The bulk of the rural population lives in large villages associated with the collective and state farms (kolkhozy and sovkhozy, respectively) established by the former Soviet regime. These farms have carried on the long-established Russian tradition of communal farming from nucleated settlements. Individual farms started to reappear in the post-Soviet years. By 1995 there were nearly 300,000 private farms, though in the next decadc the numbers stagnated or declined. Private farms, however, still produce a tiny fraction of agricultural output.
Since the mid-nineteenth century, industrialization and economic development have led to a substantial increase in urbanization.
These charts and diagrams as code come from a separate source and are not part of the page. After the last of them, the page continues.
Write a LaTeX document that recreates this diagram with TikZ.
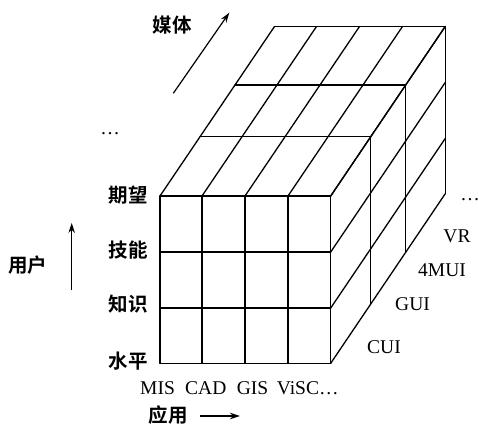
\documentclass[tikz,border=0pt]{standalone}
\usepackage{fontspec}
\setmainfont{Liberation Serif}
\newfontfamily\cjk{Noto Sans CJK SC}[BoldFont={* Bold}]
\usetikzlibrary{arrows.meta}
\begin{document}
\begin{tikzpicture}[x=1pt,y=-1pt,
  grid/.style={line width=1.3pt, line join=round, line cap=round},
  axis/.style={line width=1.2pt,-{Stealth[length=10pt,width=6.5pt]}},
  lat/.style={font=\fontsize{19.5}{20}\selectfont, inner sep=0pt},
  zh/.style={font=\cjk\bfseries\fontsize{19.5}{20}\selectfont, inner sep=0pt}]
\useasboundingbox (0,0) rectangle (479,427);
% front face
\foreach \x in {160,202,245,288,330.7} \draw[grid] (\x,196) -- (\x,363.3);
\foreach \y in {196,252,308,363.3} \draw[grid] (160,\y) -- (330.7,\y);
% top face
\foreach \x in {160,202,245,288,330.7} \draw[grid] (\x,196) -- ++(114.5,-169.5);
\foreach \f in {0.35,0.655,1} \draw[grid] ({160+\f*114.5},{196-\f*169.5}) -- ++(170.7,0);
% right face
\foreach \y in {196,252,308,363.3} \draw[grid] (330.7,\y) -- ++(114.5,-169.5);
\foreach \f in {0.35,0.655,1} \draw[grid] ({330.7+\f*114.5},{196-\f*169.5}) -- ++(0,167.3);
% axes
\coordinate (m1) at (173.3,93.3); \coordinate (m2) at (229.3,12.7);
\draw[axis] (m1) -- (m2);
\coordinate (u1) at (71.7,290); \coordinate (u2) at (71.7,223);
\draw[axis] (u1) -- (u2);
\coordinate (a1) at (200,416); \coordinate (a2) at (240,416);
\draw[axis] (a1) -- (a2);
% labels
\node[zh] (meiti) at (172,25.5) {媒体};
\node[lat] (dots1) at (110,134) {…};
\node[zh] (qiwang) at (128,195) {期望};
\node[zh] (jineng) at (128,250) {技能};
\node[zh] (zhishi) at (128,304) {知识};
\node[zh] (shuiping) at (128,361) {水平};
\node[zh] (yonghu) at (28,265) {用户};
\node[zh] (yingyong) at (168,415) {应用};
\node[lat,anchor=west] (mis) at (140,388) {MIS};
\node[lat,anchor=west] (cad) at (185,388) {CAD};
\node[lat,anchor=west] (gis) at (236.7,388) {GIS};
\node[lat,anchor=west] (visc) at (276.7,388) {ViSC…};
\node[lat] (cui) at (384,347) {CUI};
\node[lat] (gui) at (412.5,304) {GUI};
\node[lat] (mui) at (442,270) {4MUI};
\node[lat] (vr) at (457,236) {VR};
\node[lat] (dots2) at (470,200) {…};
\end{tikzpicture}
\end{document}
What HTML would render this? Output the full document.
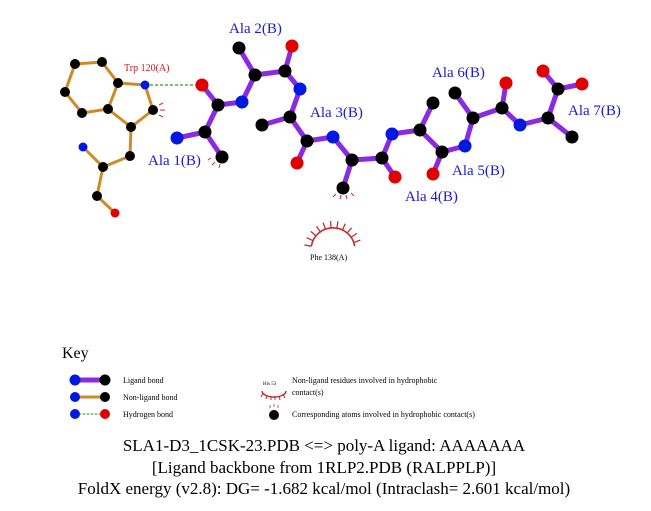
<!DOCTYPE html>
<html><head><style>
html,body{margin:0;padding:0;background:#fff;}
svg{display:block;}
text{font-family:"Liberation Serif",serif;}
</style></head><body>
<svg width="651" height="511" viewBox="0 0 651 511" xmlns="http://www.w3.org/2000/svg">
<g stroke="#d08a25" stroke-width="3" fill="none" stroke-linecap="round">
<polyline points="75,64 102,62 118,83 108,109 82,113 65,92 75,64"/>
<polyline points="118,83 145,85 153,110 131,127 108,109"/>
<polyline points="131,127 130,156 103,167 83,147"/>
<polyline points="103,167 97,196 115,213"/>
</g>
<line x1="145" y1="85" x2="202" y2="85" stroke="#2a9a2a" stroke-width="1.3" stroke-dasharray="3,2"/>
<g stroke="#8a2be2" stroke-width="5" fill="none" stroke-linecap="round">
<line x1="202" y1="85" x2="218" y2="105"/>
<line x1="218" y1="105" x2="242" y2="102"/>
<line x1="218" y1="105" x2="205" y2="132"/>
<line x1="205" y1="132" x2="177" y2="138"/>
<line x1="205" y1="132" x2="222" y2="157"/>
<line x1="242" y1="102" x2="255" y2="75"/>
<line x1="255" y1="75" x2="239" y2="48"/>
<line x1="255" y1="75" x2="285" y2="71"/>
<line x1="285" y1="71" x2="292" y2="46"/>
<line x1="285" y1="71" x2="300" y2="89"/>
<line x1="300" y1="89" x2="290" y2="117"/>
<line x1="290" y1="117" x2="262" y2="125"/>
<line x1="290" y1="117" x2="307" y2="141"/>
<line x1="307" y1="141" x2="297" y2="163"/>
<line x1="307" y1="141" x2="333" y2="137"/>
<line x1="333" y1="137" x2="352" y2="160"/>
<line x1="352" y1="160" x2="343" y2="188"/>
<line x1="352" y1="160" x2="382" y2="158"/>
<line x1="382" y1="158" x2="395" y2="177"/>
<line x1="382" y1="158" x2="392" y2="134"/>
<line x1="392" y1="134" x2="420" y2="130"/>
<line x1="420" y1="130" x2="433" y2="103"/>
<line x1="420" y1="130" x2="442" y2="152"/>
<line x1="442" y1="152" x2="433" y2="174"/>
<line x1="442" y1="152" x2="465" y2="146"/>
<line x1="465" y1="146" x2="473" y2="118"/>
<line x1="473" y1="118" x2="455" y2="93"/>
<line x1="473" y1="118" x2="502" y2="108"/>
<line x1="502" y1="108" x2="506" y2="83"/>
<line x1="502" y1="108" x2="520" y2="125"/>
<line x1="520" y1="125" x2="548" y2="118"/>
<line x1="548" y1="118" x2="572" y2="137"/>
<line x1="548" y1="118" x2="558" y2="89"/>
<line x1="558" y1="89" x2="543" y2="71"/>
<line x1="558" y1="89" x2="582" y2="84"/>
</g>
<g fill="#000">
<circle cx="75" cy="64" r="5"/><circle cx="102" cy="62" r="5"/><circle cx="118" cy="83" r="5"/><circle cx="108" cy="109" r="5"/><circle cx="82" cy="113" r="5"/><circle cx="65" cy="92" r="5"/><circle cx="153" cy="110" r="5"/><circle cx="131" cy="127" r="5"/><circle cx="130" cy="156" r="5"/><circle cx="103" cy="167" r="5"/><circle cx="97" cy="196" r="5"/>
<circle cx="218" cy="105" r="6.5"/><circle cx="205" cy="132" r="6.5"/><circle cx="222" cy="157" r="6.5"/><circle cx="255" cy="75" r="6.5"/><circle cx="239" cy="48" r="6.5"/><circle cx="285" cy="71" r="6.5"/><circle cx="290" cy="117" r="6.5"/><circle cx="262" cy="125" r="6.5"/><circle cx="307" cy="141" r="6.5"/><circle cx="352" cy="160" r="6.5"/><circle cx="343" cy="188" r="6.5"/><circle cx="382" cy="158" r="6.5"/><circle cx="420" cy="130" r="6.5"/><circle cx="433" cy="103" r="6.5"/><circle cx="442" cy="152" r="6.5"/><circle cx="473" cy="118" r="6.5"/><circle cx="455" cy="93" r="6.5"/><circle cx="502" cy="108" r="6.5"/><circle cx="548" cy="118" r="6.5"/><circle cx="572" cy="137" r="6.5"/><circle cx="558" cy="89" r="6.5"/>
</g>
<g fill="#0018e0">
<circle cx="145" cy="85" r="4.5"/><circle cx="83" cy="147" r="4.5"/>
<circle cx="242" cy="102" r="6.5"/><circle cx="177" cy="138" r="6.5"/><circle cx="300" cy="89" r="6.5"/><circle cx="333" cy="137" r="6.5"/><circle cx="392" cy="134" r="6.5"/><circle cx="465" cy="146" r="6.5"/><circle cx="520" cy="125" r="6.5"/>
</g>
<g fill="#e00000">
<circle cx="115" cy="213" r="4.5"/>
<circle cx="202" cy="85" r="6.5"/><circle cx="292" cy="46" r="6.5"/><circle cx="297" cy="163" r="6.5"/><circle cx="395" cy="177" r="6.5"/><circle cx="433" cy="174" r="6.5"/><circle cx="506" cy="83" r="6.5"/><circle cx="543" cy="71" r="6.5"/><circle cx="582" cy="84" r="6.5"/>
</g>
<g stroke="#c03030" stroke-width="1" fill="none">
<path d="M159,105 L163,103 M160,110 L165,110 M159,115 L163,117"/>
<path d="M215,162 L212,165 M220,164 L219,168 M211,158 L208,160"/>
<path d="M336,194 L333,197 M341,195 L340,199 M346,195 L347,199 M351,193 L354,196"/>
<path d="M311.3,246.2 A22,22 0 0 1 354.7,246.2" stroke-width="1.6"/>
<path d="M353.7,242.5 L360.3,240.1 M351,237.4 L356.8,233.4 M347.1,233.1 L351.6,227.8 M342.3,230.1 L345.3,223.7 M336.8,228.3 L338,221.4 M331.1,228.1 L330.5,221.1 M325.5,229.3 L323.1,222.7 M320.4,232 L316.4,226.2 M316.1,235.9 L310.8,231.4 M313.1,240.7 L306.7,237.7 M311.3,246.2 L304.4,245" stroke-width="1.3"/>
</g>
<g fill="#1a1ad0" font-size="15">
<text x="229" y="33">Ala 2(B)</text>
<text x="148" y="165">Ala 1(B)</text>
<text x="310" y="117">Ala 3(B)</text>
<text x="405" y="201">Ala 4(B)</text>
<text x="452" y="175">Ala 5(B)</text>
<text x="432" y="77">Ala 6(B)</text>
<text x="568" y="115">Ala 7(B)</text>
</g>
<text x="124" y="71" font-size="10" fill="#c02020">Trp 120(A)</text>
<text x="310" y="260" font-size="8" fill="#000">Phe 138(A)</text>
<text x="62" y="358" font-size="16">Key</text>
<g stroke-linecap="round">
<line x1="75" y1="380" x2="105" y2="380" stroke="#8a2be2" stroke-width="5"/>
<circle cx="75" cy="380" r="5.5" fill="#0018e0"/><circle cx="105" cy="380" r="5.5" fill="#000"/>
<line x1="75" y1="397" x2="105" y2="397" stroke="#d08a25" stroke-width="3"/>
<circle cx="75" cy="397" r="5" fill="#0018e0"/><circle cx="105" cy="397" r="5" fill="#000"/>
<line x1="75" y1="414" x2="105" y2="414" stroke="#2a9a2a" stroke-width="1" stroke-dasharray="2,2"/>
<circle cx="75" cy="414" r="5" fill="#0018e0"/><circle cx="105" cy="414" r="5" fill="#e00000"/>
<circle cx="274" cy="415" r="5" fill="#000"/>
</g>
<path d="M262,391 A12,6 0 0 0 286,391" stroke="#c03030" stroke-width="1.5" fill="none"/>
<path d="M263,393 L261,397 M267,395 L266,399 M271,396 L271,400 M275,396 L275,400 M279,396 L280,400 M283,394 L285,398" stroke="#c03030" stroke-width="1"/>
<path d="M270,408 L270,405 M274,407 L274,404 M278,408 L278,405" stroke="#c03030" stroke-width="0.8"/>
<text x="263" y="385" font-size="5">His 53</text>
<g font-size="8" fill="#000">
<text x="123" y="383">Ligand bond</text>
<text x="123" y="400">Non-ligand bond</text>
<text x="123" y="417">Hydrogen bond</text>
<text x="292" y="383">Non-ligand residues involved in hydrophobic</text>
<text x="292" y="395">contact(s)</text>
<text x="292" y="417">Corresponding atoms involved in hydrophobic contact(s)</text>
</g>
<g font-size="17" text-anchor="middle" fill="#000">
<text x="324" y="451">SLA1-D3_1CSK-23.PDB &lt;=&gt; poly-A ligand: AAAAAAA</text>
<text x="324" y="473">[Ligand backbone from 1RLP2.PDB (RALPPLP)]</text>
<text x="324" y="494">FoldX energy (v2.8): DG= -1.682 kcal/mol (Intraclash= 2.601 kcal/mol)</text>
</g>
</svg>
</body></html>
Nearly three-fourths of Russia's population now live in what are classified as urban areas. In the cities, particularly Moscow, population densities are comparable with other European cities. Moscow, the largest metropolis, has twice the population of its nearest rival, St Petersburg, which in turn dwarfs Russia's other major dries, such as Chelyabinsk, Kazan, Nizhny Novgorod (formerly Gorky), Novosibirsk, Omsk, Perm, Rostov-na-Donu, Samara (formerly Kuybyshev), Ufa, and Yekaterinburg (formerly Sverdlovsk).
Several major urban concentrations have developed in the main industrial regions. St Petersburg (the tsarist capital) stands alone as the northernmost metropolis, whereas Moscow and Nizhny Novgorod are part of the large urbanized central industrial region, which has a score of large cities, numerous smaller towns, and an urban population that constitutes about one-fifth of Russia's total. In the Ural Mountains region, the towns are more widely spaced and include numerous small mining and industrial centres, as well as a number of towns with more than 250,000 inhabitants, which altogether amount to an urban population about half that of the Moscow region. The only slightly less populous Volga region has towns strung out along the riverbanks, with a particularly dense concentration in the vicinity of Samara. European Russia also includes a portion of the Donets Basin (Donbass) industrial zone, arbitrarily split by the Russia-Ukraine boundary; this area's largest city is Rostov-na-Donu, but there are numerous smaller centres.